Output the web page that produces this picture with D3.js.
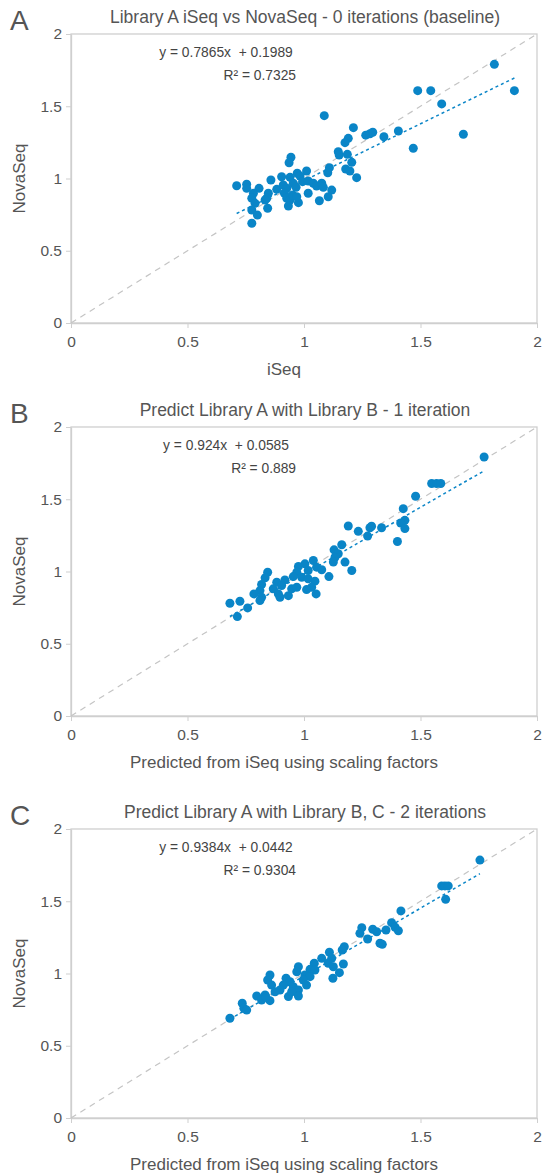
<!DOCTYPE html>
<html>
<head>
<meta charset="utf-8">
<script src="https://cdn.jsdelivr.net/npm/d3@7"></script>
<style>
  body { margin: 0; background: #fff; }
  svg text { font-family: "Liberation Sans", Arial, sans-serif; fill: #555; }
  .eq { white-space: pre; }
</style>
</head>
<body>
<div class="chart"></div>
<script>
// panel A: iSeq vs NovaSeq (baseline)
const aX = [1.087, 1.212, 1.265, 1.283, 1.295, 1.19, 1.176, 1.147, 1.151, 1.186, 1.205, 1.179, 1.197, 1.226,
  1.109, 1.102, 0.944, 0.936, 1.011, 0.971, 0.983, 0.904, 0.94, 0.858, 0.711, 0.754, 0.754, 0.807, 0.783, 0.776,
  0.847, 0.84, 0.833, 0.883, 0.911, 0.926, 0.916, 0.954, 0.966, 0.994, 1.018, 1.04, 1.054, 1.076, 1.083, 1.119,
  1.104, 1.066, 1.018, 0.926, 0.94, 0.933, 0.976, 0.951, 0.969, 0.79, 0.776, 0.8, 0.844, 0.776,
  1.817, 1.488, 1.544, 1.903, 1.591, 1.343, 1.405, 1.469, 1.684]
const aY = [1.435, 1.352, 1.30, 1.31, 1.32, 1.278, 1.248, 1.185, 1.163, 1.167, 1.112, 1.066, 1.052, 1.006,
  1.075, 1.04, 1.147, 1.109, 1.052, 1.036, 1.017, 1.012, 1.008, 0.99, 0.95, 0.96, 0.932, 0.932, 0.898, 0.863,
  0.898, 0.863, 0.851, 0.925, 0.955, 0.932, 0.898, 0.967, 0.939, 0.978, 0.983, 0.967, 0.948, 0.967, 0.939, 0.92,
  0.874, 0.846, 0.898, 0.863, 0.851, 0.81, 0.833, 0.886, 0.874, 0.828, 0.782, 0.747, 0.794, 0.69,
  1.79, 1.608, 1.608, 1.608, 1.516, 1.289, 1.329, 1.209, 1.306]

// panel B: one iteration
const bX = [1.19, 1.233, 1.283, 1.29, 1.273, 1.162, 1.129, 1.147, 1.133, 1.126, 1.176, 1.205,
  1.04, 1.004, 0.976, 0.969, 1.018, 1.054, 1.076, 0.954, 0.99, 1.018, 1.047, 1.033, 1.011, 1.107, 1.052,
  0.844, 0.833, 0.818, 0.811, 0.883, 0.918, 0.904, 0.868, 0.89, 0.933, 0.897, 0.947, 0.969,
  0.785, 0.818, 0.811, 0.682, 0.725, 0.758, 0.714,
  1.773, 1.548, 1.569, 1.587, 1.479, 1.426, 1.433, 1.415, 1.433, 1.333, 1.401]
const bY = [1.315, 1.278, 1.303, 1.313, 1.245, 1.185, 1.15, 1.123, 1.099, 1.065, 1.065, 1.007,
  1.076, 1.053, 1.035, 0.995, 1.007, 1.03, 1.012, 0.965, 0.96, 0.949, 0.933, 0.891, 0.875, 0.965, 0.845,
  0.995, 0.956, 0.91, 0.868, 0.926, 0.942, 0.903, 0.88, 0.845, 0.833, 0.822, 0.88, 0.891,
  0.845, 0.822, 0.799, 0.78, 0.794, 0.748, 0.688,
  1.792, 1.609, 1.609, 1.609, 1.521, 1.435, 1.354, 1.335, 1.297, 1.303, 1.208]

// panel C: two iterations
const cX = [1.248, 1.24, 1.295, 1.312, 1.273, 1.326, 1.173, 1.164,
  1.109, 1.119, 1.104, 1.126, 1.076, 1.169, 1.152, 1.124,
  1.044, 1.026, 1.047, 0.976, 0.969, 1.004, 1.026, 0.997, 1.011,
  0.854, 0.844, 0.861, 0.923, 0.94, 0.911, 0.897, 0.876, 0.954, 0.976, 0.933, 0.976, 0.947,
  0.797, 0.833, 0.818, 0.854, 0.837, 0.735, 0.742, 0.754, 0.682,
  1.755, 1.591, 1.605, 1.619, 1.608, 1.416, 1.376, 1.391, 1.405, 1.352, 1.336]
const cY = [1.317, 1.278, 1.306, 1.289, 1.239, 1.209, 1.185, 1.163,
  1.147, 1.105, 1.071, 1.047, 1.105, 1.066, 1.006, 0.967,
  1.071, 1.029, 1.024, 1.047, 1.012, 0.99, 0.978, 0.955, 0.92,
  0.99, 0.955, 0.92, 0.967, 0.943, 0.92, 0.886, 0.874, 0.909, 0.886, 0.84, 0.844, 0.874,
  0.844, 0.851, 0.817, 0.812, 0.835, 0.794, 0.759, 0.747, 0.69,
  1.785, 1.606, 1.606, 1.606, 1.513, 1.433, 1.352, 1.32, 1.296, 1.301, 1.202]

const letters = ["A", "B", "C"]
const titles = [
  "Library A iSeq vs NovaSeq - 0 iterations (baseline)",
  "Predict Library A with Library B - 1 iteration",
  "Predict Library A with Library B, C - 2 iterations"
]
const xLabels = ["iSeq", "Predicted from iSeq using scaling factors", "Predicted from iSeq using scaling factors"]
const yLabel = "NovaSeq"
const slopes = [0.7865, 0.924, 0.9384]
const intercepts = [0.1989, 0.0585, 0.0442]
const eqTexts = ["y = 0.7865x  + 0.1989", "y = 0.924x  + 0.0585", "y = 0.9384x  + 0.0442"]
const r2Texts = ["R² = 0.7325", "R² = 0.889", "R² = 0.9304"]
const ticks = [0, 0.5, 1, 1.5, 2]

const width = 542, height = 1176
const svg = d3.select(".chart").append("svg").attr("width", width).attr("height", height)

const panelTops = [34, 427, 829]
const left = 71, right = 537, plotH = 289
const dotColor = "#0a85c7"
const xs = [aX, bX, cX], ys = [aY, bY, cY]

const x = d3.scaleLinear().domain([0, 2]).range([left, right])

panelTops.forEach(function (top, p) {
  const y = d3.scaleLinear().domain([0, 2]).range([top + plotH, top])
  const g = svg.append("g")

  // frame
  g.append("rect")
    .attr("x", left).attr("y", top)
    .attr("width", right - left).attr("height", plotH)
    .attr("fill", "none").attr("stroke", "#cfcfcf").attr("stroke-width", 1.3)

  // axes
  const xAxis = g.append("g").attr("transform", "translate(0," + (top + plotH) + ")")
    .call(d3.axisBottom(x).tickValues(ticks).tickFormat(d3.format("")).tickSize(5).tickSizeOuter(0))
  const yAxis = g.append("g").attr("transform", "translate(" + left + ",0)")
    .call(d3.axisLeft(y).tickValues(ticks).tickFormat(d3.format("")).tickSize(5).tickSizeOuter(0))
  ;[xAxis, yAxis].forEach(a => {
    a.select(".domain").attr("stroke", "#cfcfcf").attr("stroke-width", 1.3)
    a.selectAll(".tick line").attr("stroke", "#cfcfcf")
    a.selectAll(".tick text").attr("font-size", 15.5).style("fill", "#555")
  })
  xAxis.selectAll(".tick text").attr("dy", "1.05em")
  yAxis.selectAll(".tick text").attr("x", -9)

  // y = x reference line
  g.append("line")
    .attr("x1", x(0)).attr("y1", y(0)).attr("x2", x(2)).attr("y2", y(2))
    .attr("stroke", "#c4c4c4").attr("stroke-width", 1.2).attr("stroke-dasharray", "6,5")

  // regression line over data range
  const xMin = d3.min(xs[p]), xMax = d3.max(xs[p])
  g.append("line")
    .attr("x1", x(xMin)).attr("y1", y(slopes[p] * xMin + intercepts[p]))
    .attr("x2", x(xMax)).attr("y2", y(slopes[p] * xMax + intercepts[p]))
    .attr("stroke", dotColor).attr("stroke-width", 1.5).attr("stroke-dasharray", "3,3")

  // points
  g.selectAll("circle.pt")
    .data(xs[p].map((v, i) => [v, ys[p][i]]))
    .enter()
    .append("circle")
    .attr("class", "pt")
    .attr("cx", d => x(d[0]))
    .attr("cy", d => y(d[1]))
    .attr("r", 4.5)
    .attr("fill", dotColor)

  // equation
  g.append("text").attr("class", "eq").attr("x", 226).attr("y", top + 23).attr("text-anchor", "middle")
    .attr("font-size", 13.8).style("fill", "#444").text(eqTexts[p])
  g.append("text").attr("x", 296).attr("y", top + 46).attr("text-anchor", "end")
    .attr("font-size", 13.8).style("fill", "#444").text(r2Texts[p])

  // titles and labels
  g.append("text").attr("x", 305).attr("y", top - 11).attr("text-anchor", "middle")
    .attr("font-size", 17.5).text(titles[p])
  g.append("text").attr("x", 10).attr("y", top - 4)
    .attr("font-size", 28).text(letters[p])
  g.append("text").attr("x", 284).attr("y", top + plotH + 52).attr("text-anchor", "middle")
    .attr("font-size", 17).text(xLabels[p])
  g.append("text")
    .attr("transform", "translate(25," + (top + plotH / 2) + ") rotate(-90)")
    .attr("text-anchor", "middle").attr("font-size", 17).text(yLabel)
})
</script>
</body>
</html>
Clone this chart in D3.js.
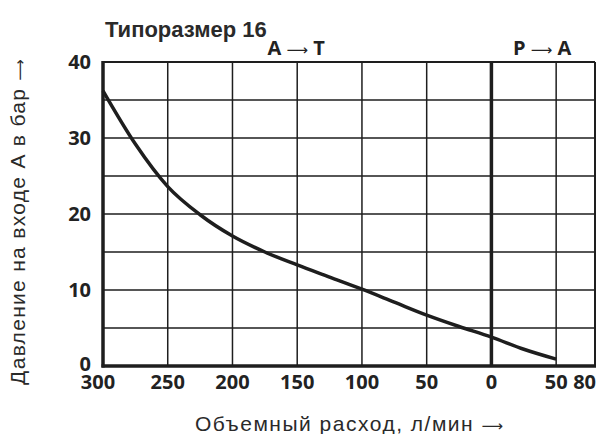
<!DOCTYPE html>
<html>
<head>
<meta charset="utf-8">
<script src="https://cdn.jsdelivr.net/npm/d3@7"></script>
<style>
  body { margin: 0; background: #fff; }
  svg { display: block; }
  .tick-lbl { font-family: "Open Sans", sans-serif; font-weight: 700; font-size: 20px; fill: #222; }
  .ttl { font-family: "Liberation Sans", Arial, sans-serif; fill: #2a2a2a; }
  .arr { font-family: "DejaVu Sans", sans-serif; font-weight: 400; }
</style>
</head>
<body>
<div id="chart"></div>
<script>
// flow in l/min: negative = A -> T side, positive = P -> A side
var flow = [-300, -275, -250, -225, -200, -175, -150, -125, -100, -75, -50, -25, 0, 25, 50];
var pressure = [36.2, 29.2, 23.6, 19.9, 17.1, 15.0, 13.3, 11.7, 10.1, 8.4, 6.7, 5.2, 3.8, 2.2, 0.9];
var xTicks = [-300, -250, -200, -150, -100, -50, 0, 50, 80];
var yTicks = [0, 10, 20, 30, 40];
var yGrid = [5, 10, 15, 20, 25, 30, 35];

var W = 610, H = 434;
var margin = {left: 103, right: 15, top: 62, bottom: 68};

var svg = d3.select("#chart").append("svg").attr("width", W).attr("height", H);

var x = d3.scaleLinear().domain([-300, 80]).range([margin.left, W - margin.right]);
var y = d3.scaleLinear().domain([0, 40]).range([H - margin.bottom, margin.top]);

var ink = "#1e1e1e";

// grid
var g = svg.append("g");
g.selectAll(".vg").data(xTicks.filter(function(d){ return d !== -300 && d !== 0 && d !== 80; }))
  .enter().append("line")
  .attr("x1", function(d){ return x(d); }).attr("x2", function(d){ return x(d); })
  .attr("y1", y(0)).attr("y2", y(40))
  .attr("stroke", ink).attr("stroke-width", 1.5);
g.selectAll(".hg").data(yGrid)
  .enter().append("line")
  .attr("x1", x(-300)).attr("x2", x(80))
  .attr("y1", function(d){ return y(d); }).attr("y2", function(d){ return y(d); })
  .attr("stroke", ink).attr("stroke-width", 1.5);

// frame
svg.append("line").attr("x1", x(-300)).attr("x2", x(80)).attr("y1", y(40)).attr("y2", y(40))
  .attr("stroke", ink).attr("stroke-width", 2);
svg.append("line").attr("x1", x(80)).attr("x2", x(80)).attr("y1", y(0)).attr("y2", y(40))
  .attr("stroke", ink).attr("stroke-width", 2);
svg.append("line").attr("x1", x(0)).attr("x2", x(0)).attr("y1", y(0)).attr("y2", y(40))
  .attr("stroke", ink).attr("stroke-width", 3.5);
svg.append("line").attr("x1", x(-300)).attr("x2", x(-300)).attr("y1", y(0) + 1.5).attr("y2", y(40) - 1)
  .attr("stroke", ink).attr("stroke-width", 3.5);
svg.append("line").attr("x1", x(-300) - 1.5).attr("x2", x(80) + 1).attr("y1", y(0)).attr("y2", y(0))
  .attr("stroke", ink).attr("stroke-width", 3.5);

// curve
var line = d3.line()
  .x(function(d, i){ return x(flow[i]); })
  .y(function(d){ return y(d); })
  .curve(d3.curveMonotoneX);
svg.append("path").datum(pressure)
  .attr("d", line)
  .attr("fill", "none")
  .attr("stroke", ink)
  .attr("stroke-width", 3.5);

// tick labels
svg.selectAll(".xl").data(xTicks).enter().append("text")
  .attr("class", "tick-lbl")
  .attr("x", function(d){ return d === -300 ? x(d) - 5 : d === 80 ? x(d) + 1 : x(d); })
  .attr("y", y(0) + 23)
  .attr("text-anchor", function(d){ return d === 80 ? "end" : "middle"; })
  .text(function(d){ return Math.abs(d); });

svg.selectAll(".yl").data(yTicks).enter().append("text")
  .attr("class", "tick-lbl")
  .attr("x", 91)
  .attr("y", function(d){ return y(d) + (d === 0 ? 5 : 7); })
  .attr("text-anchor", "end")
  .text(function(d){ return d; });

// titles
svg.append("text").attr("class", "ttl")
  .attr("x", 105).attr("y", 37)
  .attr("font-size", 22).attr("font-weight", 700)
  .text("Типоразмер 16");

function arrowLabel(txt1, txt2, cx) {
  var t = svg.append("text").attr("class", "tick-lbl")
    .attr("x", cx).attr("y", 55)
    .attr("text-anchor", "middle").attr("font-size", 21);
  t.append("tspan").text(txt1 + " ");
  t.append("tspan").attr("class", "arr").attr("font-size", 15).text("⟶");
  t.append("tspan").text(" " + txt2);
}
arrowLabel("A", "T", x(-150) - 1);
arrowLabel("P", "A", x(40) - 1);

var xt = svg.append("text").attr("class", "ttl")
  .attr("x", (x(-300) + x(80)) / 2).attr("y", 431)
  .attr("text-anchor", "middle").attr("font-size", 21);
xt.append("tspan").attr("letter-spacing", 1.5).text("Объемный расход, л/мин ");
xt.append("tspan").attr("class", "arr").attr("font-size", 15).text("⟶");

var yt = svg.append("text").attr("class", "ttl")
  .attr("transform", "translate(25," + 222 + ") rotate(-90)")
  .attr("text-anchor", "middle").attr("font-size", 21);
yt.append("tspan").attr("letter-spacing", 1.3).text("Давление на входе А в бар ");
yt.append("tspan").attr("class", "arr").attr("font-size", 15).text("⟶");
</script>
</body>
</html>
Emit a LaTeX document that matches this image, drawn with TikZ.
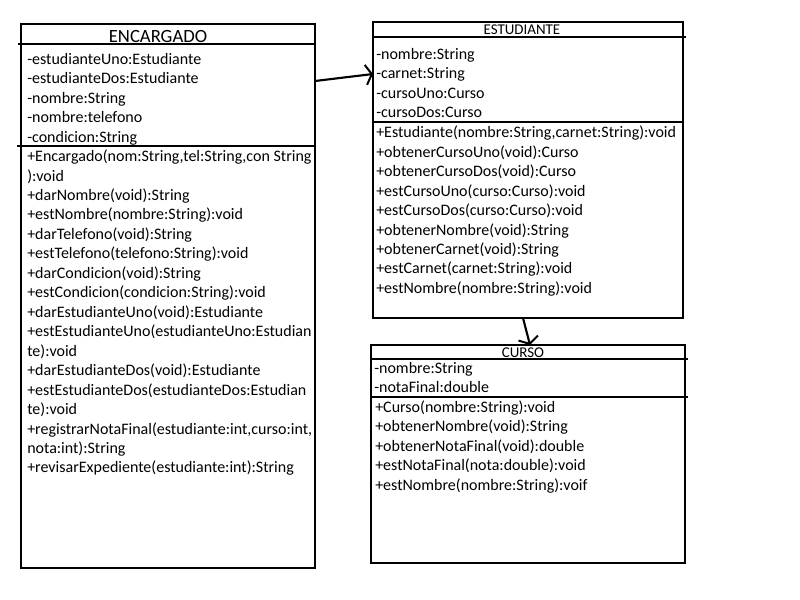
\documentclass[tikz,border=0pt]{standalone}
\usepackage{fontspec}
\setmainfont{Carlito}
\usetikzlibrary{arrows.meta,calc}
\tikzset{
  box/.style={draw, line width=1.5pt, anchor=north west, inner sep=0pt, outer sep=0pt},
  sep/.style={line width=1.5pt},
  txt/.style={anchor=base west, inner sep=0pt, font=\fontsize{12}{14.6}\selectfont},
  bigtitle/.style={inner sep=0pt, font=\fontsize{14}{16}\selectfont},
  smalltitle/.style={inner sep=0pt, font=\fontsize{11.2}{13}\selectfont},
  arr/.style={line width=1.6pt, -{Straight Barb[length=4.5pt,width=15pt,line width=1.5pt]}},
}
\begin{document}
\begin{tikzpicture}[x=0.75pt,y=-0.75pt]
\useasboundingbox (0,0) rectangle (800,600);
% boxes
\node[box, minimum width=220.5pt, minimum height=408pt] (enc) at (21,24) {};
\node[box, minimum width=232.5pt, minimum height=222pt] (est) at (373,22) {};
\node[box, minimum width=235.5pt, minimum height=163.5pt] (cur) at (371,345) {};
% dividers
\draw[sep] (18,44) -- (315,44);
\draw[sep] (17,146) -- (315,146);
\draw[sep] (373,37) -- (686,37);
\draw[sep] (373,122) -- (683,122);
\draw[sep] (371,359) -- (688,359);
\draw[sep] (371,397) -- (688,397);
% titles
\node[bigtitle] (encT) at (158,37) {ENCARGADO};
\node[smalltitle] (estT) at (522,29.5) {ESTUDIANTE};
\node[smalltitle] (curT) at (523,353) {CURSO};
% ENCARGADO attributes
\foreach \t [count=\i from 0] in {{-estudianteUno:Estudiante},{-estudianteDos:Estudiante},{-nombre:String},{-nombre:telefono},{-condicion:String}}
  \node[txt] (encA\i) at (27,64+\i*19.5) {\t};
% ENCARGADO methods
\foreach \t [count=\i from 0] in {{+Encargado(nom:String,tel:String,con String},{):void},{+darNombre(void):String},{+estNombre(nombre:String):void},{+darTelefono(void):String},{+estTelefono(telefono:String):void},{+darCondicion(void):String},{+estCondicion(condicion:String):void},{+darEstudianteUno(void):Estudiante},{+estEstudianteUno(estudianteUno:Estudian},{te):void},{+darEstudianteDos(void):Estudiante},{+estEstudianteDos(estudianteDos:Estudian},{te):void},{+registrarNotaFinal(estudiante:int,curso:int,},{nota:int):String},{+revisarExpediente(estudiante:int):String}}
  \node[txt] (encM\i) at (27,161.6+\i*19.46) {\t};
% ESTUDIANTE attributes
\foreach \t [count=\i from 0] in {{-nombre:String},{-carnet:String},{-cursoUno:Curso},{-cursoDos:Curso}}
  \node[txt] (estA\i) at (376,59+\i*19.5) {\t};
% ESTUDIANTE methods
\foreach \t [count=\i from 0] in {{+Estudiante(nombre:String,carnet:String):void},{+obtenerCursoUno(void):Curso},{+obtenerCursoDos(void):Curso},{+estCursoUno(curso:Curso):void},{+estCursoDos(curso:Curso):void},{+obtenerNombre(void):String},{+obtenerCarnet(void):String},{+estCarnet(carnet:String):void},{+estNombre(nombre:String):void}}
  \node[txt] (estM\i) at (376,137.7+\i*19.46) {\t};
% CURSO attributes
\foreach \t [count=\i from 0] in {{-nombre:String},{-notaFinal:double}}
  \node[txt] (curA\i) at (374,373+\i*19.5) {\t};
% CURSO methods
\foreach \t [count=\i from 0] in {{+Curso(nombre:String):void},{+obtenerNombre(void):String},{+obtenerNotaFinal(void):double},{+estNotaFinal(nota:double):void},{+estNombre(nombre:String):voif}}
  \node[txt] (curM\i) at (375,412+\i*19.55) {\t};
% connectors
\draw[arr] ($(enc.north east)+(0,57)$) -- ($(est.north west)+(0,52)$);
\draw[arr] ($(est.south)+(-5,0)$) -- ($(cur.north)+(2,0)$);
\end{tikzpicture}
\end{document}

*-*-*

# THE EXERCISE
Reproduce exactly the run of lines that opens the listing and closes with the line holding "1.79, 1.608, 1.608, 1.608, 1.516, 1.289, 1.329, 1.209, 1.306]". Pictures are excluded.

# CORRECT RESULT
Output the web page that produces this picture with D3.js.
<!DOCTYPE html>
<html>
<head>
<meta charset="utf-8">
<script src="https://cdn.jsdelivr.net/npm/d3@7"></script>
<style>
  body { margin: 0; background: #fff; }
  svg text { font-family: "Liberation Sans", Arial, sans-serif; fill: #555; }
  .eq { white-space: pre; }
</style>
</head>
<body>
<div class="chart"></div>
<script>
// panel A: iSeq vs NovaSeq (baseline)
const aX = [1.087, 1.212, 1.265, 1.283, 1.295, 1.19, 1.176, 1.147, 1.151, 1.186, 1.205, 1.179, 1.197, 1.226,
  1.109, 1.102, 0.944, 0.936, 1.011, 0.971, 0.983, 0.904, 0.94, 0.858, 0.711, 0.754, 0.754, 0.807, 0.783, 0.776,
  0.847, 0.84, 0.833, 0.883, 0.911, 0.926, 0.916, 0.954, 0.966, 0.994, 1.018, 1.04, 1.054, 1.076, 1.083, 1.119,
  1.104, 1.066, 1.018, 0.926, 0.94, 0.933, 0.976, 0.951, 0.969, 0.79, 0.776, 0.8, 0.844, 0.776,
  1.817, 1.488, 1.544, 1.903, 1.591, 1.343, 1.405, 1.469, 1.684]
const aY = [1.435, 1.352, 1.30, 1.31, 1.32, 1.278, 1.248, 1.185, 1.163, 1.167, 1.112, 1.066, 1.052, 1.006,
  1.075, 1.04, 1.147, 1.109, 1.052, 1.036, 1.017, 1.012, 1.008, 0.99, 0.95, 0.96, 0.932, 0.932, 0.898, 0.863,
  0.898, 0.863, 0.851, 0.925, 0.955, 0.932, 0.898, 0.967, 0.939, 0.978, 0.983, 0.967, 0.948, 0.967, 0.939, 0.92,
  0.874, 0.846, 0.898, 0.863, 0.851, 0.81, 0.833, 0.886, 0.874, 0.828, 0.782, 0.747, 0.794, 0.69,
  1.79, 1.608, 1.608, 1.608, 1.516, 1.289, 1.329, 1.209, 1.306]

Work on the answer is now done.